Work required:
Reproduce the listing below exactly, beginning with its first line and ending with the line that holds "var axisColor = '#444';"; pictures are not part of the copy.

-----

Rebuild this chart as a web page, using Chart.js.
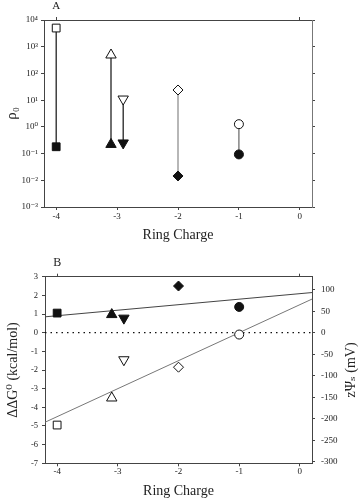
<!DOCTYPE html>
<html>
<head>
<meta charset="utf-8">
<script src="https://cdn.jsdelivr.net/npm/chart.js@4.4.0/dist/chart.umd.min.js"></script>
<style>
body { margin: 0; background: #fff; }
#wrapA { position: absolute; left: 0; top: 0; width: 361px; height: 244px; }
#wrapB { position: absolute; left: 0; top: 244px; width: 361px; height: 256px; }
</style>
</head>
<body>
<div id="wrapA"><canvas id="chartA" width="361" height="244"></canvas></div>
<div id="wrapB"><canvas id="chartB" width="361" height="256"></canvas></div>
<script>
// ring charge of each channel variant
var charges = [-4, -3.1, -2.9, -2, -1];
// panel A: rho0, open (low salt) and filled (high salt)
var rhoOpen = [5000, 490, 11, 24, 1.26];
var rhoFilled = [0.18, 0.22, 0.25, 0.0145, 0.093];
// panel B: ddG0 (kcal/mol)
var dgFilled = [1.05, 0.97, 0.78, 2.5, 1.38];
var dgOpen = [-4.95, -3.5, -1.45, -1.85, -0.1];
// fit lines (end points)
var fitX = [-4.2, 0.2];
var fitFilled = [0.85, 2.15];
var fitOpen = [-4.8, 1.8];
var zeroLine = [0, 0];
// ticks
var chargeTicks = [-4, -3, -2, -1, 0];
var rhoTicks = [1e-3, 1e-2, 1e-1, 1, 10, 100, 1000, 10000];
var dgTicks = [-7, -6, -5, -4, -3, -2, -1, 0, 1, 2, 3];
var mvTicks = [-300, -250, -200, -150, -100, -50, 0, 50, 100];
var mvPerKcal = 43.4;

var shapes = ['rect', 'triangle', 'triangle', 'rectRot', 'circle'];
var rotations = [0, 0, 180, 0, 0];
var sizes = [5.5, 6, 6, 5, 4.5];
var pairColors = ['#111', '#111', '#111', '#888', '#666'];

Chart.defaults.font.family = "'Liberation Serif', 'DejaVu Serif', serif";
Chart.defaults.color = '#222';
Chart.defaults.animation = false;

var axisColor = '#444';

function pts(xs, ys) {
    return xs.map(function (x, i) { return { x: x, y: ys[i] }; });
}
function setTicks(list) {
    return function (s) { s.ticks = list.map(function (v) { return { value: v }; }); };
}
function size(n) {
    return function (s) { if (s.isHorizontal()) s.height = n; else s.width = n; };
}
var sup = { '-': '\u207B', '0': '\u2070', '1': '\u00B9', '2': '\u00B2', '3': '\u00B3', '4': '\u2074' };
function powLabel(v) {
    var e = String(Math.round(Math.log10(v)));
    return '10' + e.split('').map(function (c) { return sup[c]; }).join('');
}
function grid(len) {
    return { drawOnChartArea: false, tickLength: len, color: axisColor };
}

function markers(data, fill) {
    return {
        data: data,
        pointStyle: shapes,
        pointRotation: rotations,
        pointRadius: sizes,
        backgroundColor: fill,
        borderColor: '#111',
        borderWidth: 1,
        showLine: false,
        order: 0
    };
}

// right axis title in the reference reads bottom to top
var rightTitle = {
    id: 'rightTitle',
    afterDraw: function (chart) {
        var s = chart.scales.yRight;
        var ctx = chart.ctx;
        ctx.save();
        ctx.translate(s.right - 10, (s.top + s.bottom) / 2);
        ctx.rotate(-Math.PI / 2);
        ctx.font = "14px 'Liberation Serif', 'DejaVu Serif', serif";
        ctx.fillStyle = '#222';
        ctx.textAlign = 'center';
        ctx.textBaseline = 'middle';
        ctx.fillText('z\u03A8\u209B (mV)', 0, 0);
        ctx.restore();
    }
};

// ---------- panel A ----------
var dsA = charges.map(function (c, i) {
    return {
        data: pts([c, c], [rhoOpen[i], rhoFilled[i]]),
        showLine: true,
        borderColor: pairColors[i],
        borderWidth: 1.2,
        pointRadius: 0,
        order: 2
    };
});
dsA.push(markers(pts(charges, rhoOpen), '#fff'));
dsA.push(markers(pts(charges, rhoFilled), '#111'));

new Chart(document.getElementById('chartA'), {
    type: 'scatter',
    data: { datasets: dsA },
    options: {
        responsive: false,
        events: [],
        layout: { padding: 0 },
        plugins: { legend: { display: false }, tooltip: { enabled: false } },
        scales: {
            x: {
                type: 'linear', position: 'bottom', min: -4.2, max: 0.2,
                afterBuildTicks: setTicks(chargeTicks), afterFit: size(37),
                ticks: { font: { size: 9 }, padding: 1, maxRotation: 0, autoSkip: false },
                grid: grid(3), border: { color: axisColor },
                title: { display: true, text: 'Ring Charge', font: { size: 14 }, padding: { top: 2, bottom: 0 } }
            },
            xTop: {
                type: 'linear', position: 'top', min: -4.2, max: 0.2,
                afterBuildTicks: setTicks([-4, 0]), afterFit: size(20),
                ticks: { font: { size: 11 }, padding: 4, maxRotation: 0, autoSkip: false,
                    callback: function (v) { return v === -4 ? 'A' : ''; } },
                grid: grid(3), border: { color: axisColor }
            },
            y: {
                type: 'logarithmic', position: 'left', min: 1e-3, max: 1e4,
                afterBuildTicks: setTicks(rhoTicks), afterFit: size(44),
                ticks: { font: { size: 9 }, padding: 3, autoSkip: false, callback: powLabel },
                grid: grid(3), border: { color: axisColor },
                title: { display: true, text: '\u03C1\u2080', font: { size: 15 }, padding: { top: 3, bottom: 0 } }
            },
            yRight: {
                type: 'logarithmic', position: 'right', min: 1e-3, max: 1e4,
                afterBuildTicks: setTicks(rhoTicks), afterFit: size(49),
                ticks: { display: false },
                grid: grid(3), border: { color: '#777' }
            }
        }
    }
});

// ---------- panel B ----------
var dsB = [
    { data: pts(fitX, fitFilled), showLine: true, borderColor: '#444', borderWidth: 1, pointRadius: 0, order: 2 },
    { data: pts(fitX, fitOpen), showLine: true, borderColor: '#777', borderWidth: 1, pointRadius: 0, order: 2 },
    { data: pts(fitX, zeroLine), showLine: true, borderColor: '#111', borderWidth: 1.2, borderDash: [1.5, 4], pointRadius: 0, order: 2 },
    markers(pts(charges, dgFilled), '#111'),
    markers(pts(charges, dgOpen), '#fff')
];

new Chart(document.getElementById('chartB'), {
    type: 'scatter',
    data: { datasets: dsB },
    plugins: [rightTitle],
    options: {
        responsive: false,
        events: [],
        layout: { padding: 0 },
        plugins: { legend: { display: false }, tooltip: { enabled: false } },
        scales: {
            x: {
                type: 'linear', position: 'bottom', min: -4.2, max: 0.2,
                afterBuildTicks: setTicks(chargeTicks), afterFit: size(36.7),
                ticks: { font: { size: 9 }, padding: 0, maxRotation: 0, autoSkip: false },
                grid: grid(3), border: { color: axisColor },
                title: { display: true, text: 'Ring Charge', font: { size: 14 }, padding: { top: 0, bottom: 0 } }
            },
            xTop: {
                type: 'linear', position: 'top', min: -4.2, max: 0.2,
                afterBuildTicks: setTicks([-4, 0]), afterFit: size(32.7),
                ticks: { font: { size: 12 }, padding: 4, maxRotation: 0, autoSkip: false,
                    callback: function (v) { return v === -4 ? 'B' : ''; } },
                grid: grid(3), border: { color: axisColor }
            },
            y: {
                type: 'linear', position: 'left', min: -7, max: 3,
                afterBuildTicks: setTicks(dgTicks), afterFit: size(45),
                ticks: { font: { size: 8.5 }, padding: 4, autoSkip: false },
                grid: grid(3), border: { color: axisColor },
                title: { display: true, text: '\u0394\u0394G\u2070 (kcal/mol)', font: { size: 14 }, padding: { top: 4.6, bottom: 0 } }
            },
            yRight: {
                type: 'linear', position: 'right', min: -7 * mvPerKcal, max: 3 * mvPerKcal,
                afterBuildTicks: setTicks(mvTicks), afterFit: size(49),
                ticks: { font: { size: 9 }, padding: 6, autoSkip: false },
                grid: grid(3), border: { color: axisColor }
            }
        }
    }
});
</script>
</body>
</html>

-----

In response:
Rebuild this chart as a web page, using Chart.js.
<!DOCTYPE html>
<html>
<head>
<meta charset="utf-8">
<script src="https://cdn.jsdelivr.net/npm/chart.js@4.4.0/dist/chart.umd.min.js"></script>
<style>
body { margin: 0; background: #fff; }
#wrapA { position: absolute; left: 0; top: 0; width: 361px; height: 244px; }
#wrapB { position: absolute; left: 0; top: 244px; width: 361px; height: 256px; }
</style>
</head>
<body>
<div id="wrapA"><canvas id="chartA" width="361" height="244"></canvas></div>
<div id="wrapB"><canvas id="chartB" width="361" height="256"></canvas></div>
<script>
// ring charge of each channel variant
var charges = [-4, -3.1, -2.9, -2, -1];
// panel A: rho0, open (low salt) and filled (high salt)
var rhoOpen = [5000, 490, 11, 24, 1.26];
var rhoFilled = [0.18, 0.22, 0.25, 0.0145, 0.093];
// panel B: ddG0 (kcal/mol)
var dgFilled = [1.05, 0.97, 0.78, 2.5, 1.38];
var dgOpen = [-4.95, -3.5, -1.45, -1.85, -0.1];
// fit lines (end points)
var fitX = [-4.2, 0.2];
var fitFilled = [0.85, 2.15];
var fitOpen = [-4.8, 1.8];
var zeroLine = [0, 0];
// ticks
var chargeTicks = [-4, -3, -2, -1, 0];
var rhoTicks = [1e-3, 1e-2, 1e-1, 1, 10, 100, 1000, 10000];
var dgTicks = [-7, -6, -5, -4, -3, -2, -1, 0, 1, 2, 3];
var mvTicks = [-300, -250, -200, -150, -100, -50, 0, 50, 100];
var mvPerKcal = 43.4;

var shapes = ['rect', 'triangle', 'triangle', 'rectRot', 'circle'];
var rotations = [0, 0, 180, 0, 0];
var sizes = [5.5, 6, 6, 5, 4.5];
var pairColors = ['#111', '#111', '#111', '#888', '#666'];

Chart.defaults.font.family = "'Liberation Serif', 'DejaVu Serif', serif";
Chart.defaults.color = '#222';
Chart.defaults.animation = false;

var axisColor = '#444';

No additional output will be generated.